[Stored entries]
══════════

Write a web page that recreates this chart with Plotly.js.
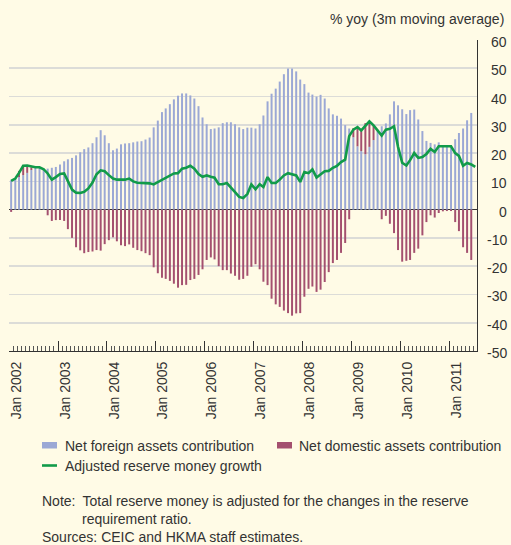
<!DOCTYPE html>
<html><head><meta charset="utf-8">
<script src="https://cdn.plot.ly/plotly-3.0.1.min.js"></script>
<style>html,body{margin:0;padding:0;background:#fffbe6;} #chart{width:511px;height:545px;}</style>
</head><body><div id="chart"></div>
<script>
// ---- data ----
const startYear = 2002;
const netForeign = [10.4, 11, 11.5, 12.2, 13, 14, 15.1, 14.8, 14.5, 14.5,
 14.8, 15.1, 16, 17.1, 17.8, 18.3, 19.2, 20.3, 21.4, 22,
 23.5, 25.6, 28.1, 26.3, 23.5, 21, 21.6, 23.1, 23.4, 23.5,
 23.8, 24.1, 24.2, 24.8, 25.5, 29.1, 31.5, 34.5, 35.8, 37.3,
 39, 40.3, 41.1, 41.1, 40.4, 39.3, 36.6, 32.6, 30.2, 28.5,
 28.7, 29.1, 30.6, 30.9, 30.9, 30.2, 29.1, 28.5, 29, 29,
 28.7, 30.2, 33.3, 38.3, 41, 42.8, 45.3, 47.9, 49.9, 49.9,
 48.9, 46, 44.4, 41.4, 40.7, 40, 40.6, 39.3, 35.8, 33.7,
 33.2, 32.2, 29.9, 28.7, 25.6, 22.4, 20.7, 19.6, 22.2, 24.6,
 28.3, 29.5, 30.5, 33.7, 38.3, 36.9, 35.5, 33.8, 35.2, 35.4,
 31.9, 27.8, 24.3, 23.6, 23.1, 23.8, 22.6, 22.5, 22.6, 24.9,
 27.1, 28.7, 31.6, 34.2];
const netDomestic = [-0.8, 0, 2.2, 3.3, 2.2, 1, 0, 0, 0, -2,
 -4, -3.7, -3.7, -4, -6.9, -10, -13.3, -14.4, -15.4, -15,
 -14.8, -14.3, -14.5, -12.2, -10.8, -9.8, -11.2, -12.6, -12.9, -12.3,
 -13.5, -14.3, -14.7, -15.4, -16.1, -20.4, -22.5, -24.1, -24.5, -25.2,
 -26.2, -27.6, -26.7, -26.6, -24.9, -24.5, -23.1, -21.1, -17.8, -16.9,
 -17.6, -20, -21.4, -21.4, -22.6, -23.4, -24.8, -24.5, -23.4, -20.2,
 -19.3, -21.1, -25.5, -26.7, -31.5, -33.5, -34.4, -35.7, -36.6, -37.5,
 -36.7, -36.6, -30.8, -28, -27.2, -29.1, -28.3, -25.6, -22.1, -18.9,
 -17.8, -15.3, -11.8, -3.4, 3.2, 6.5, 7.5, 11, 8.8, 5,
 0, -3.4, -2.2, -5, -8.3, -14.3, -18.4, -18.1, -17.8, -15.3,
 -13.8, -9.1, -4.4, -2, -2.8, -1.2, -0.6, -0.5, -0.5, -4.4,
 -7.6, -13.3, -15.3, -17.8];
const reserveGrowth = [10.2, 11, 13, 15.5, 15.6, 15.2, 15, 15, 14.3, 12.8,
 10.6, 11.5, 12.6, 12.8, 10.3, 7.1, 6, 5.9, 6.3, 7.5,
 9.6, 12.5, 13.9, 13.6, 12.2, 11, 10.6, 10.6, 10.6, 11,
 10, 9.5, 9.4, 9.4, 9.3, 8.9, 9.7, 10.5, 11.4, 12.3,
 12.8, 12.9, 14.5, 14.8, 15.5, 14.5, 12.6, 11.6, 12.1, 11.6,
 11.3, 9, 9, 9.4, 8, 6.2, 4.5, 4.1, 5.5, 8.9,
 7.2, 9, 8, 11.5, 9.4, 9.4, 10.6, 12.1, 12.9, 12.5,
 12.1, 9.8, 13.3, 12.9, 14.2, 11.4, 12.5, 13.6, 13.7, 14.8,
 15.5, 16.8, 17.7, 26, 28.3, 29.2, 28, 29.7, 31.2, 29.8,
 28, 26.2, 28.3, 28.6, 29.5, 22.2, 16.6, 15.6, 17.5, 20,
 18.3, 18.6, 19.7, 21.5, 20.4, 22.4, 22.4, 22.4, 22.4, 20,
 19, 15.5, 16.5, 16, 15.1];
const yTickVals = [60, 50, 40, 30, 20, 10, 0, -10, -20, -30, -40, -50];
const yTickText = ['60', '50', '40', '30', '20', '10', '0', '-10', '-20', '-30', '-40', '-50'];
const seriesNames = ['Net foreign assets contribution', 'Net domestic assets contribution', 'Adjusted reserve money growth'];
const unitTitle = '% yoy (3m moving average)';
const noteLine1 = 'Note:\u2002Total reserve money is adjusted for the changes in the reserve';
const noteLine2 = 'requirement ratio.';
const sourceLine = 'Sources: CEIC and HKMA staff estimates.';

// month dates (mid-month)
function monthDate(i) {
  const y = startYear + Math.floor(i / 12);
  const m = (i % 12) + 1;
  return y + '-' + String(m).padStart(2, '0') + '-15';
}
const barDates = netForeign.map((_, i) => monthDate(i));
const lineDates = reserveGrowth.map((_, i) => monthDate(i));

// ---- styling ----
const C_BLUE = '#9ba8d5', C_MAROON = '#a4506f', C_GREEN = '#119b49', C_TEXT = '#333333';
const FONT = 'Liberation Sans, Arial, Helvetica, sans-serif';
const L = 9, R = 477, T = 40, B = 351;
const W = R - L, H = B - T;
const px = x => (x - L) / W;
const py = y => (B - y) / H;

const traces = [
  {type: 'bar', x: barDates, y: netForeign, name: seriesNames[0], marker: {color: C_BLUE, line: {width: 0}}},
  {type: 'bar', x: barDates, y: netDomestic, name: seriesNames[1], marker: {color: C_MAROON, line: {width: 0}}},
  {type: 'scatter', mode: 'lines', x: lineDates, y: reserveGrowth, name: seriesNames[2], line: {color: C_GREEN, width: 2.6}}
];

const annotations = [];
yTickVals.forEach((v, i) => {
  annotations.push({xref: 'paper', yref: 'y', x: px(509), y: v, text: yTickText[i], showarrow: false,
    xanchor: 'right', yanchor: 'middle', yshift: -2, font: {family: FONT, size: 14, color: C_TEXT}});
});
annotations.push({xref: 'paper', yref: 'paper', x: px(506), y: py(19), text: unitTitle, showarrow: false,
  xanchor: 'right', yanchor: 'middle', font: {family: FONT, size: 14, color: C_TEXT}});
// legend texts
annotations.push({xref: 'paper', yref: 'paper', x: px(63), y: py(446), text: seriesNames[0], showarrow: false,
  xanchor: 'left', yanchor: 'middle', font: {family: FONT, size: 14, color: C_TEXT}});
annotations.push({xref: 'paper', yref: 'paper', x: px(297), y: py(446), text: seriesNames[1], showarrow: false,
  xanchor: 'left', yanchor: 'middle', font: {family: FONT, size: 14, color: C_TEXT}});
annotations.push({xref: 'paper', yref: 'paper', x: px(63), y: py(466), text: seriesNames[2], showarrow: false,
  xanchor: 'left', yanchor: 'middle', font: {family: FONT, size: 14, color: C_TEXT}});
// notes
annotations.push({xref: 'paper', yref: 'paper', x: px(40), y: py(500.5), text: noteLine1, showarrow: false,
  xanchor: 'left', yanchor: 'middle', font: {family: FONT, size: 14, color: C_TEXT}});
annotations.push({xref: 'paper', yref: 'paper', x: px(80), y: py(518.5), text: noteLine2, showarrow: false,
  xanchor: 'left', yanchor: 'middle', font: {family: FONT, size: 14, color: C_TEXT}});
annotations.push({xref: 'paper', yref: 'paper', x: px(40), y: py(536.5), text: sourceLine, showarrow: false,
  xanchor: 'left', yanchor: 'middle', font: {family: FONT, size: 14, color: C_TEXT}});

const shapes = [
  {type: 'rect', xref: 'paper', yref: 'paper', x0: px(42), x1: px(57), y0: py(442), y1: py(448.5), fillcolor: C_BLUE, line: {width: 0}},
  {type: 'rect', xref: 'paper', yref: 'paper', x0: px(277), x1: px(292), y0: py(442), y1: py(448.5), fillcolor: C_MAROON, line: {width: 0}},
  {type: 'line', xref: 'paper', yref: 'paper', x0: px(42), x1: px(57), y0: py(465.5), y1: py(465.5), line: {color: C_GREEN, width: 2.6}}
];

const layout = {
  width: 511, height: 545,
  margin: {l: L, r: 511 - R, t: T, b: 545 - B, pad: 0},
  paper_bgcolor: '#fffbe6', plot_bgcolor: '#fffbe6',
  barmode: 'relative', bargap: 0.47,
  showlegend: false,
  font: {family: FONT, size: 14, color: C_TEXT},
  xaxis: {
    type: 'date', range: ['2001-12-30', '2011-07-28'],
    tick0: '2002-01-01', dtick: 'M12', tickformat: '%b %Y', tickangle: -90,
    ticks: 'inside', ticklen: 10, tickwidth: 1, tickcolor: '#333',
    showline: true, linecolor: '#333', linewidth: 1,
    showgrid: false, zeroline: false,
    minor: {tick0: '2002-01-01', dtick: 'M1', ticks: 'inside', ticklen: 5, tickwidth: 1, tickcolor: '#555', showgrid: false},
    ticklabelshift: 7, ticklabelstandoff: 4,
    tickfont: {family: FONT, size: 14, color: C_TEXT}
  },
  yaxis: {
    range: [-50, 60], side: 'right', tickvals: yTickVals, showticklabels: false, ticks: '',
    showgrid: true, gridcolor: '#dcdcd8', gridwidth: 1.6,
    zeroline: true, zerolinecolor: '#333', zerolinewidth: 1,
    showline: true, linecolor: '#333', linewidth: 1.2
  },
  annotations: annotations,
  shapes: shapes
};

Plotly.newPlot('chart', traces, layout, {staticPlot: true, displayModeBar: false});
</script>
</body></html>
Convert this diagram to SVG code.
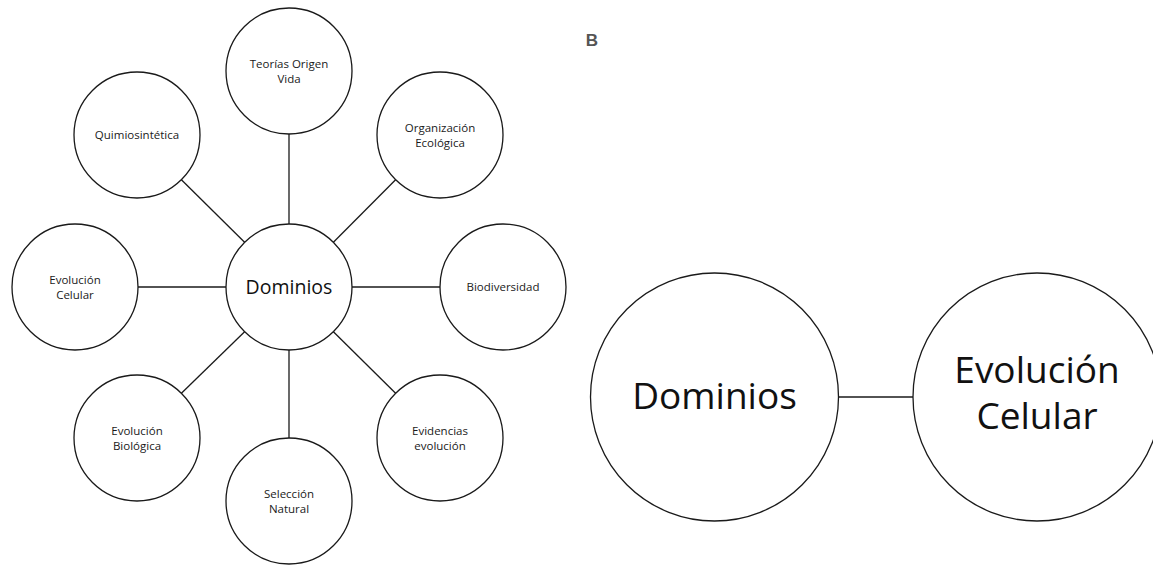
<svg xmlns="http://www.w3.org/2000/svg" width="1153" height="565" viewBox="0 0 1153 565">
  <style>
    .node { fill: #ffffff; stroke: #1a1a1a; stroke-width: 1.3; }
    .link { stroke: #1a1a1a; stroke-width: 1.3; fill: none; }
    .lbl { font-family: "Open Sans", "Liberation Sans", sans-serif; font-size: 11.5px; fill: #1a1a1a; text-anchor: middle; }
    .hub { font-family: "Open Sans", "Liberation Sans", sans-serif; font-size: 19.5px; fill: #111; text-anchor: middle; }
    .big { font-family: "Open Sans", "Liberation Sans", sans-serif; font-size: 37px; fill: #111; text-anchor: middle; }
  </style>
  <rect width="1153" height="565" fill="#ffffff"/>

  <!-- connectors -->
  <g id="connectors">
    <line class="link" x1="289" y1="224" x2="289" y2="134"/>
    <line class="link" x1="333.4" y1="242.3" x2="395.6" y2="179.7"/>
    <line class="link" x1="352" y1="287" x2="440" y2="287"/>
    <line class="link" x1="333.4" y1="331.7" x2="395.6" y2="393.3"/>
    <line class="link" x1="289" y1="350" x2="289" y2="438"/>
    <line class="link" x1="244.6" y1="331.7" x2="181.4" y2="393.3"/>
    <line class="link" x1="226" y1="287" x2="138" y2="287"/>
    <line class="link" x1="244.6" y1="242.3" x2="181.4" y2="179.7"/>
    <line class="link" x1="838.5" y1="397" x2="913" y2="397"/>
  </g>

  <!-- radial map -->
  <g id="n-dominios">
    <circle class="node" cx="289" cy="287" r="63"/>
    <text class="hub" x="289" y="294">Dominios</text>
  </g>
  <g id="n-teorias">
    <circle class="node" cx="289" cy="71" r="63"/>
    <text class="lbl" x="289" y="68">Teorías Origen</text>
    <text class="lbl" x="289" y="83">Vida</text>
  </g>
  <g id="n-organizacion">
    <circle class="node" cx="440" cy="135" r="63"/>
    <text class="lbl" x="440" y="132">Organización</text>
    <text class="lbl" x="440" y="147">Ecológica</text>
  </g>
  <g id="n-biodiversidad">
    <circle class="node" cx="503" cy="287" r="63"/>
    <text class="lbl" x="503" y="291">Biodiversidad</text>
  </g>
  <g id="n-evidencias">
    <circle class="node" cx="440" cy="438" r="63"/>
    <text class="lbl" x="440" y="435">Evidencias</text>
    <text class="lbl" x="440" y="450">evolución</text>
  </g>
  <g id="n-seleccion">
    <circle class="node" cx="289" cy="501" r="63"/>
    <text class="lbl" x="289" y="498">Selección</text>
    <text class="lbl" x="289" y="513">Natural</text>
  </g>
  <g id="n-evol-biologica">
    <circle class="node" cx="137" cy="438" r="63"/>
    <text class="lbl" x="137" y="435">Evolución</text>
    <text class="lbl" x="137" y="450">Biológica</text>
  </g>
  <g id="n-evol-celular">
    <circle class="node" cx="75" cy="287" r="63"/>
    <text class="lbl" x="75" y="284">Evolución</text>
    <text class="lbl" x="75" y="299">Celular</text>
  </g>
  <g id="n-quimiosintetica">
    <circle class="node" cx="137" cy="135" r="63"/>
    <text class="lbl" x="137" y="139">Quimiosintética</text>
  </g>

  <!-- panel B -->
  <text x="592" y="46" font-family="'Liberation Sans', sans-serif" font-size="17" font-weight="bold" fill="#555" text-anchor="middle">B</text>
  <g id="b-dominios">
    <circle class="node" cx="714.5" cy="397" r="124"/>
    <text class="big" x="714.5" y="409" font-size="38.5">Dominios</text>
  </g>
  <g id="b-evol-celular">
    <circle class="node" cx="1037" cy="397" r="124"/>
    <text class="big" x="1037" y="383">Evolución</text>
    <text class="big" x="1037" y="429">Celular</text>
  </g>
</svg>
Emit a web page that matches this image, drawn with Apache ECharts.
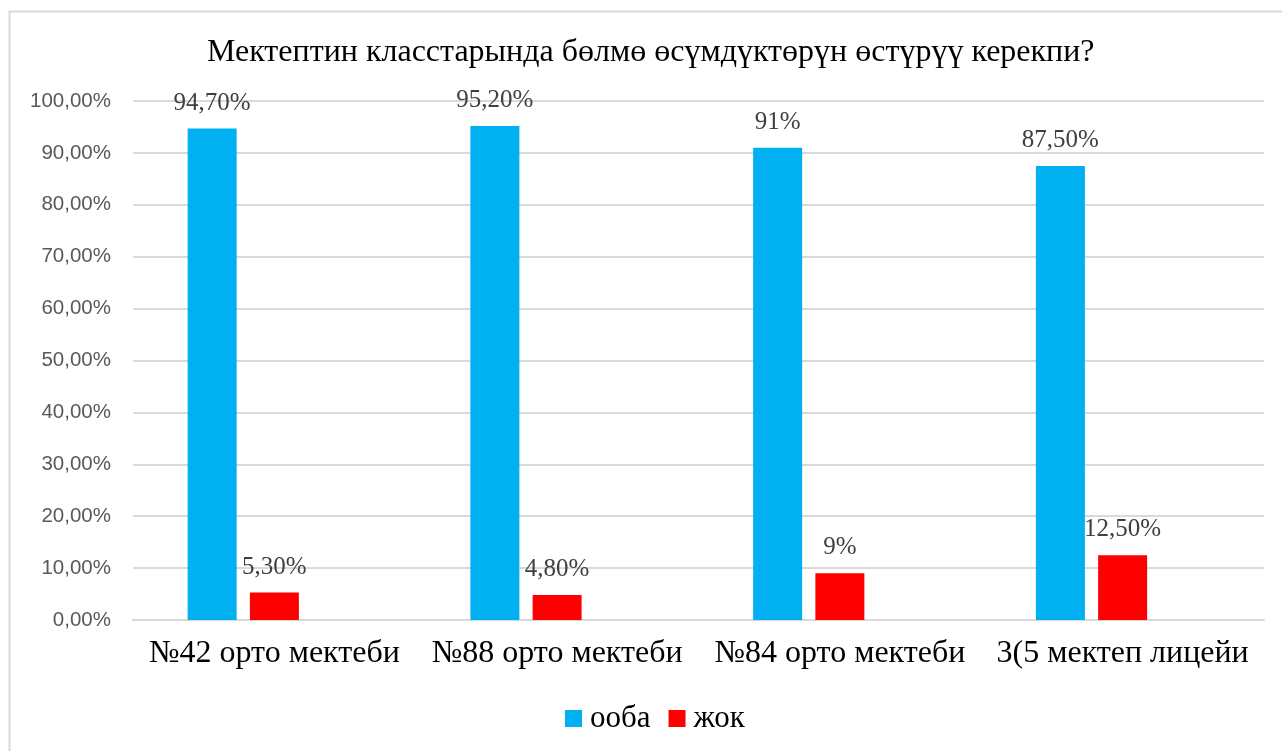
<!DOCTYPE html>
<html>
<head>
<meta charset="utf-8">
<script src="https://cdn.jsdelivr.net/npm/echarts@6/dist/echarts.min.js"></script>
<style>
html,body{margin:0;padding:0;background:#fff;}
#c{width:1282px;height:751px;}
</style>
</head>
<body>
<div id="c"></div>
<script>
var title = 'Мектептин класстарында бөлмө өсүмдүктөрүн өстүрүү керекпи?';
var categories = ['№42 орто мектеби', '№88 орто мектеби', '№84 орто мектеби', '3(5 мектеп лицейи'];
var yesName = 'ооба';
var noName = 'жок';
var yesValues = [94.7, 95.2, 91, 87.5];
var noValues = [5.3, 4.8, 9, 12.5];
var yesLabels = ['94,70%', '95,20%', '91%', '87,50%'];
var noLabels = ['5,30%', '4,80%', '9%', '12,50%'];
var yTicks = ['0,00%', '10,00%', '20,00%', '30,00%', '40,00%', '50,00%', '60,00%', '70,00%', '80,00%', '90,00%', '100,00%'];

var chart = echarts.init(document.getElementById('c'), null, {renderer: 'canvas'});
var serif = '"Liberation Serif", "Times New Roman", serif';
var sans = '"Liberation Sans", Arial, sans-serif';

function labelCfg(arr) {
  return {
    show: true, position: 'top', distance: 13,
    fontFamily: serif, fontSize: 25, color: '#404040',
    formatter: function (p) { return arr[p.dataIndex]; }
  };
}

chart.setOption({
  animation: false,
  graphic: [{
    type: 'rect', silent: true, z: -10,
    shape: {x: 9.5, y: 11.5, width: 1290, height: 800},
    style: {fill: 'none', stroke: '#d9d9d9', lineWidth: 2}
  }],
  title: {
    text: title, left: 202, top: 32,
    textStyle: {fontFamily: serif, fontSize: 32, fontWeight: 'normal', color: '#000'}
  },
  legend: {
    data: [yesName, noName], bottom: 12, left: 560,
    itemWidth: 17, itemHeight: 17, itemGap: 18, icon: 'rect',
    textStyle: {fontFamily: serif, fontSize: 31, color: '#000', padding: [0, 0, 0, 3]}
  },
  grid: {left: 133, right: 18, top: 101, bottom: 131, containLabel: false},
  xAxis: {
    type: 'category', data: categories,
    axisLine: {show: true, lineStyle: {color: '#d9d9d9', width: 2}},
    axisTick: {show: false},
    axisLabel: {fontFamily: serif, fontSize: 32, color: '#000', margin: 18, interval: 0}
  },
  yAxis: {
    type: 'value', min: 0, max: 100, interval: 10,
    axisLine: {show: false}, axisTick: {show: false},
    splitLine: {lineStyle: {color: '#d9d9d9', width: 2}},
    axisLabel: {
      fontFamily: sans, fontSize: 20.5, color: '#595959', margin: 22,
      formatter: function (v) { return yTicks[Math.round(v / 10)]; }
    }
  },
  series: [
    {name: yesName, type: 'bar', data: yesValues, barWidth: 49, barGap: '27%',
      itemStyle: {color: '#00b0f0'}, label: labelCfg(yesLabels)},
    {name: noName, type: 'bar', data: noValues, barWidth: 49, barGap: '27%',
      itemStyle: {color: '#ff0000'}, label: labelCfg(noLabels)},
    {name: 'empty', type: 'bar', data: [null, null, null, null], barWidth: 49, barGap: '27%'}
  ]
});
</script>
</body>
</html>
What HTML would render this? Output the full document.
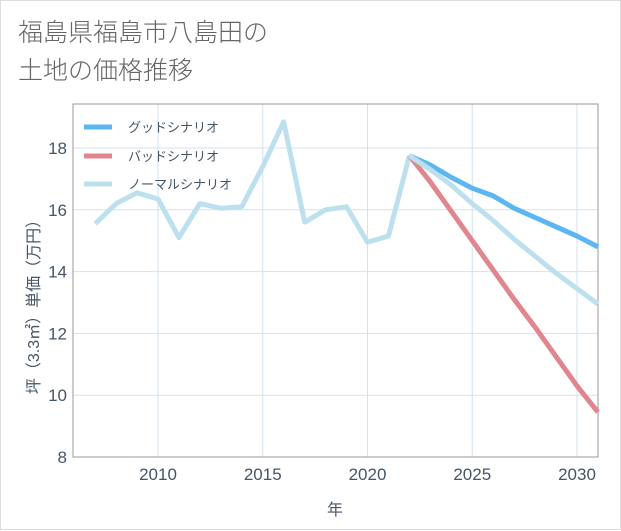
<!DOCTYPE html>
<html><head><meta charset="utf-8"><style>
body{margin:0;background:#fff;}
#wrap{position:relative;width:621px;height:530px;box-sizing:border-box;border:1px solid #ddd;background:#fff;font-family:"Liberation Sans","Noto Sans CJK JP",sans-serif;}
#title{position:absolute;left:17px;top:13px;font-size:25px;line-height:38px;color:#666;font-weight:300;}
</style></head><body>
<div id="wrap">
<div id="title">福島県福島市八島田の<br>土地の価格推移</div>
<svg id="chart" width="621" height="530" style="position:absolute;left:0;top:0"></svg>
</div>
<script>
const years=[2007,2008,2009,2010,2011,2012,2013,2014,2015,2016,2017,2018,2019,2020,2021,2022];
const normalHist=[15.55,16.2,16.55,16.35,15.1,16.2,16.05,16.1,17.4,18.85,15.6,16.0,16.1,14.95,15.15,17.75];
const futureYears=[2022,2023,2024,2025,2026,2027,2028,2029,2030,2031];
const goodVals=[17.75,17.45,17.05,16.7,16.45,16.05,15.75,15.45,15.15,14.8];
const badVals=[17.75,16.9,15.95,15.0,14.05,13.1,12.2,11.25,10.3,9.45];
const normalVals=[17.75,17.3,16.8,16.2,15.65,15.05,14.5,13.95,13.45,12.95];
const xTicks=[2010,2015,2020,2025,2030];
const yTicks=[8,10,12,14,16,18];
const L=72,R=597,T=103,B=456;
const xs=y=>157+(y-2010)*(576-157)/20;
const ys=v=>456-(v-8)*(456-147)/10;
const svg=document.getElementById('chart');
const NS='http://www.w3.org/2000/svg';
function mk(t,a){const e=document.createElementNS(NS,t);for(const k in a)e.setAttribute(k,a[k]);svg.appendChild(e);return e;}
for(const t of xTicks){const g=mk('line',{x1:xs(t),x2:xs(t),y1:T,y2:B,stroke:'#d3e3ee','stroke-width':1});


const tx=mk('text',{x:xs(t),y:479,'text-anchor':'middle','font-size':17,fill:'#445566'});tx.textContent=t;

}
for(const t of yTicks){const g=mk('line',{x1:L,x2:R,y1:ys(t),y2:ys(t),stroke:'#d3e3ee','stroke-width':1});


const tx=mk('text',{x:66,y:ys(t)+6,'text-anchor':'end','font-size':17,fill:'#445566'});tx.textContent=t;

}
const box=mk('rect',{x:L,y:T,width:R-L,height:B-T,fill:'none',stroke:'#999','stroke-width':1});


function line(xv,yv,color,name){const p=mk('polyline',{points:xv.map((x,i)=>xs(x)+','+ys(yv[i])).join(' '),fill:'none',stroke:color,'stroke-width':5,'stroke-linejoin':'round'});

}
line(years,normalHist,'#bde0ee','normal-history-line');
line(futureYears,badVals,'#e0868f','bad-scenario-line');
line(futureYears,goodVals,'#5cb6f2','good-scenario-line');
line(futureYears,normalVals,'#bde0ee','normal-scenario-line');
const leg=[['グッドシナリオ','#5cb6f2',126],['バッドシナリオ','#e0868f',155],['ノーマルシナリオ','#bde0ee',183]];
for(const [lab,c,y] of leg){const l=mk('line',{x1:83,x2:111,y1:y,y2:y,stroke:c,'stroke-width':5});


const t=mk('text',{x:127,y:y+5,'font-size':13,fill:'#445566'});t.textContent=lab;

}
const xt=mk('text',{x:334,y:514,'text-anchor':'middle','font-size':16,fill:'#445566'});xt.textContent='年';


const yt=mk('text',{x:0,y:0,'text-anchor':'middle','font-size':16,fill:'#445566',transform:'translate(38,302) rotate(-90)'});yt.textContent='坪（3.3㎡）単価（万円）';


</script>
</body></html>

══════════

• _Goal of the exercise_:
Look through the entries and return every line where "that" appears.

• _Output below_:
Write a web page that recreates this chart with Plotly.js.
Emit a web page that matches this image, drawn with Apache ECharts.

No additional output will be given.